Identifying Priorities
Griffith, who has been with Visit Bentonville for more than two decades, said the city’s tourism landscape has changed dramatically during her tenure.
“Twenty years ago, we were not a leisure destination. We were totally a business destination,” Griffith said. “And I would say that about every four years we have a different kind of visitor coming to our area.”
DeRosa described a master plan as a way to rally the community around specific goals and also “a way to say no to things.”
If ideas are suggested later that fall outside the scope of the plan, it might be an opportunity to say, “let's focus on what's in the plan first, before we get distracted,” she said. “So it helps drive that focus.”
Another audience member asked the two to identify any gaps they had already noticed that should be addressed by the new plan.
“So my default answer as a consultant is, I don't know, because we're not done, but it's part of what we're going to deliver here,” DeRosa said.
However, in her early meetings so far, DeRosa said there was one question that kept coming up: “if you are not here on business and you don't ride a bike, what is there for you?”
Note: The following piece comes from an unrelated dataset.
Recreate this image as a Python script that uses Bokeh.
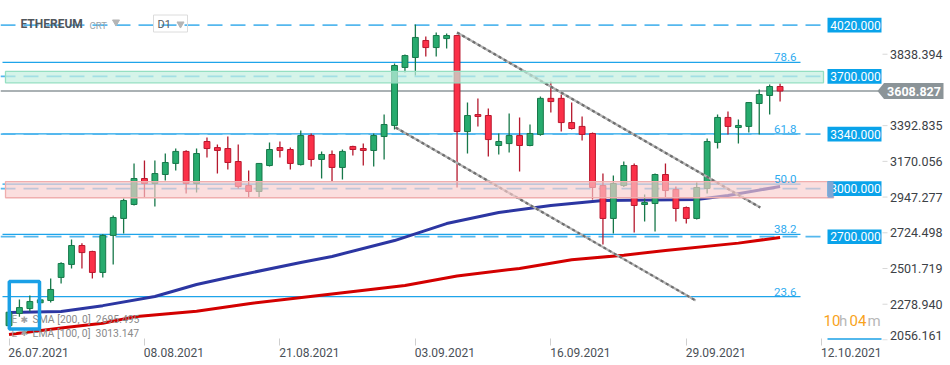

That could point to the need to diversify attractions in the area to continue tourism growth, she said.
The Plan to Connect to Other Plans
Both the city government and the Bentonville Area Chamber of Commerce are in somewhat similar planning stages for their separate areas of work.
The city government is in the second stage of Plan Bentonville, a multi-year effort that involves refreshing zoning codes, updating population growth estimates, and creating a parcel-by-parcel map that shows expected land use across the entire city.
The Bentonville Area Chamber of Commerce announced a plan to create a new regional economic development strategy in April. Work is underway in partnership with consulting firm Boyette Strategic Advisors.
Hunden Partners has been connected with both to find ways to coordinate and build on each other’s work.